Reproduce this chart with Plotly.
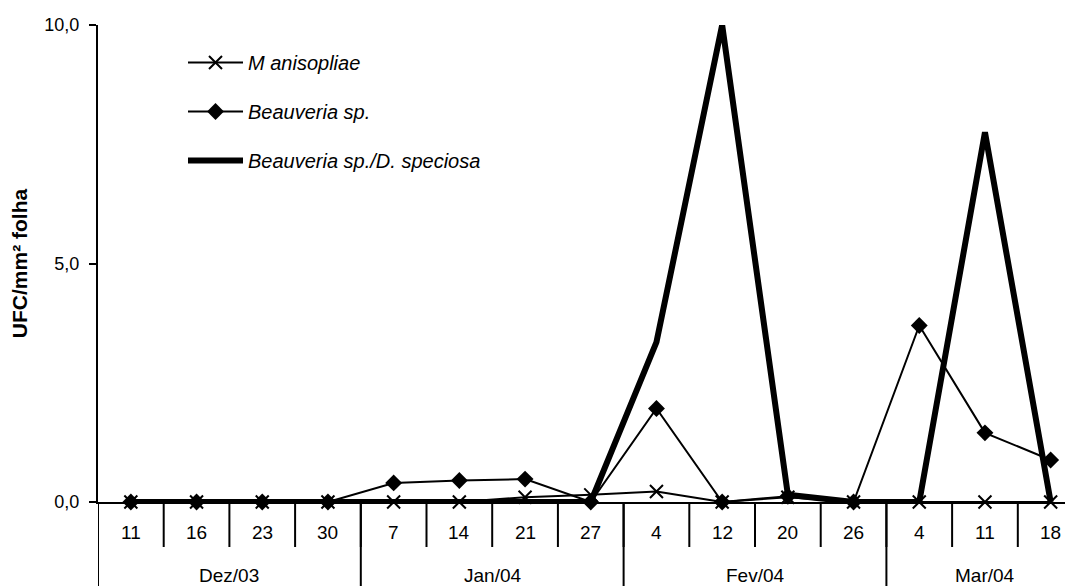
import plotly.graph_objects as go

# ---- data ----
days = ["11", "16", "23", "30", "7", "14", "21", "27", "4", "12", "20", "26", "4", "11", "18"]
months = ["Dez/03", "Jan/04", "Fev/04", "Mar/04"]
month_counts = [4, 4, 4, 3]

m_anisopliae = [0, 0, 0, 0, 0, 0, 0.10, 0.15, 0.22, 0, 0.10, 0, 0, 0, 0]
beauveria = [0, 0, 0, 0, 0.40, 0.45, 0.48, 0, 1.96, 0, 0.12, 0, 3.70, 1.45, 0.88]
beauveria_ds = [0, 0, 0, 0, 0, 0, 0, 0, 3.35, 10.0, 0.15, 0, 0, 7.75, 0]

series_names = ["M anisopliae", "Beauveria sp.", "Beauveria sp./D. speciosa"]
y_ticks = [0, 5, 10]

FONT = "Liberation Sans, Arial, sans-serif"
idx = list(range(len(days)))

fig = go.Figure()
fig.add_trace(go.Scatter(
    x=idx, y=beauveria_ds, name=series_names[2], mode="lines",
    line=dict(color="black", width=6), cliponaxis=False,
    legendgroup="c", legendrank=3))
fig.add_trace(go.Scatter(
    x=idx, y=beauveria, name=series_names[1], mode="lines+markers",
    line=dict(color="black", width=2),
    marker=dict(symbol="diamond", size=13, color="black"),
    cliponaxis=False, legendgroup="b", legendrank=2))
fig.add_trace(go.Scatter(
    x=idx, y=m_anisopliae, name=series_names[0], mode="lines+markers",
    line=dict(color="black", width=2),
    marker=dict(symbol="x-thin-open", size=13, color="black",
                line=dict(color="black", width=2)),
    cliponaxis=False, legendgroup="a", legendrank=1))

W, H = 1065, 578          # page adds an 8px body margin
M_L, M_R, M_T, M_B = 90, 0, 17, 84
plot_h = H - M_T - M_B
plot_w = W - M_L - M_R

shapes = []
# inner (day) separators
for i in range(len(days) - 1):
    shapes.append(dict(type="line", xref="x", yref="paper",
                       x0=i + 0.5, x1=i + 0.5, y0=0, y1=-45 / plot_h,
                       line=dict(color="black", width=2)))
# month dividers (including left edge)
bounds = [-0.5]
acc = -0.5
for c in month_counts:
    acc += c
    bounds.append(acc)
for b in bounds[:-1]:
    shapes.append(dict(type="line", xref="x", yref="paper",
                       x0=b, x1=b, y0=0, y1=-100 / plot_h,
                       line=dict(color="black", width=2)))

annotations = []
for i, d in enumerate(days):
    annotations.append(dict(x=i, y=0, xref="x", yref="paper", text=d,
                            showarrow=False, yanchor="middle", yshift=-30,
                            font=dict(family=FONT, size=19, color="black")))
start = 0
for m, c in zip(months, month_counts):
    annotations.append(dict(x=start + (c - 1) / 2, y=0, xref="x", yref="paper",
                            text=m, showarrow=False, yanchor="middle", yshift=-73,
                            font=dict(family=FONT, size=19, color="black")))
    start += c

fig.update_layout(
    width=W, height=H,
    margin=dict(l=M_L, r=M_R, t=M_T, b=M_B),
    paper_bgcolor="white", plot_bgcolor="white",
    separators=",.",
    font=dict(family=FONT, size=18, color="black"),
    showlegend=True,
    legend=dict(x=(183 - 98) / plot_w, y=1 - 18 / plot_h,
                xanchor="left", yanchor="top",
                bgcolor="rgba(0,0,0,0)", borderwidth=0,
                itemwidth=55, tracegroupgap=20,
                font=dict(family=FONT, size=20, color="black", style="italic")),
    xaxis=dict(range=[-0.5, 14.34], showgrid=False, zeroline=False,
               showline=True, linecolor="black", linewidth=2,
               showticklabels=False, ticks=""),
    yaxis=dict(range=[0, 10], tickvals=y_ticks, tickformat=".1f",
               showgrid=False, zeroline=False, showline=True,
               linecolor="black", linewidth=2, ticks="outside",
               ticklen=7, tickwidth=2, tickcolor="black",
               ticklabelstandoff=6,
               tickfont=dict(family=FONT, size=18, color="black"),
               title=dict(text="UFC/mm² folha", standoff=12,
                          font=dict(family=FONT, size=21, color="black",
                                    weight="bold"))),
    shapes=shapes, annotations=annotations,
)

fig.write_html("out.html")
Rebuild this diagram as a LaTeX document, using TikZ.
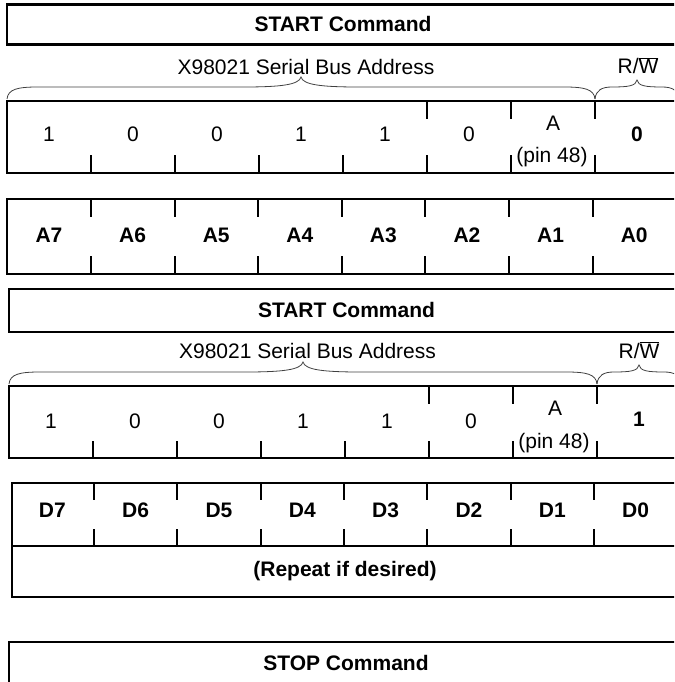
####################
Instructions for the task: Restate word for word only the lines from where the entries begin through the one with "month_counts = [4, 4, 4, 3]"; omit the pictures.

Expected output:
Reproduce this chart with Plotly.
import plotly.graph_objects as go

# ---- data ----
days = ["11", "16", "23", "30", "7", "14", "21", "27", "4", "12", "20", "26", "4", "11", "18"]
months = ["Dez/03", "Jan/04", "Fev/04", "Mar/04"]
month_counts = [4, 4, 4, 3]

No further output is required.